$\min_{\beta}\beta^{T} A \beta$
$s.t. \ \beta^{T} C \beta=1\ and\ \beta\geqslant 0$
Here $A,C\in \mathbb{R}^{M\times M}$, $\beta \in \mathbb{R}^{M}$
I saw in one paper saying that it could be solved via its semidefinite programming relaxation by adding an auxiliary variable $B \in \mathbb{R}^{M \times M}$ like this:
$\min_{\beta ,B}trace(AB)$
$s.t.trace(CB)=1$,
$\beta \geqslant 0$,
$\begin{bmatrix} 1 & \beta^{T}\\\\ \beta& B \end{bmatrix}\succeq 0$
where $\succeq 0$ means left matrix is positive semidefinite.
I don't get how this is done, and besides, how to solve such a problem using any possible C/C++ software?
Thanks. $;)$
If you set $B = \beta \beta^T$, the objective becomes $$ \beta^T A \beta = \text{trace}( \beta^T A \beta ) = \text{trace}( A \beta \beta^T ) = \text{trace}( A B ). $$
Similarly, the constraint becomes $\text{trace}(CB) = 1$.

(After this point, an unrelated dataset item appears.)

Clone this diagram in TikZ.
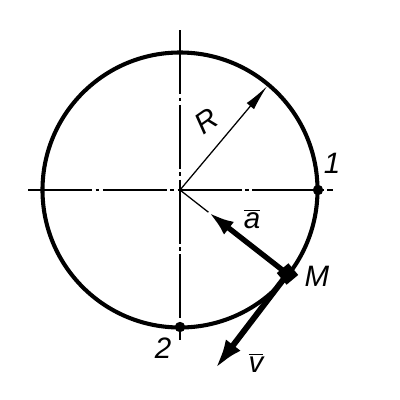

The problem is therefore equivalent to
\begin{array}{ll} \text{Find}\ &\beta, B \\ \text{to minimize}\ &\text{trace}(AB) \\ \text{such that}\ &\text{trace}(CB) = 1 \\ & \beta \geqslant 0 \\ & B = \beta \beta^T \end{array}
The last constraint implies that $\begin{pmatrix} 1 & \beta^T \\ \beta & B \end{pmatrix} = \begin{pmatrix} 1 \\ \beta \end{pmatrix} \begin{pmatrix} 1 \\ \beta \end{pmatrix}^T \succcurlyeq 0$, hence the convex relaxation you mention. (A relaxation is not an equivalent problem: you have dropped some of the constraints to make the problem easier to solve.)
For a C/C++ implementation, you can check the coin-or project.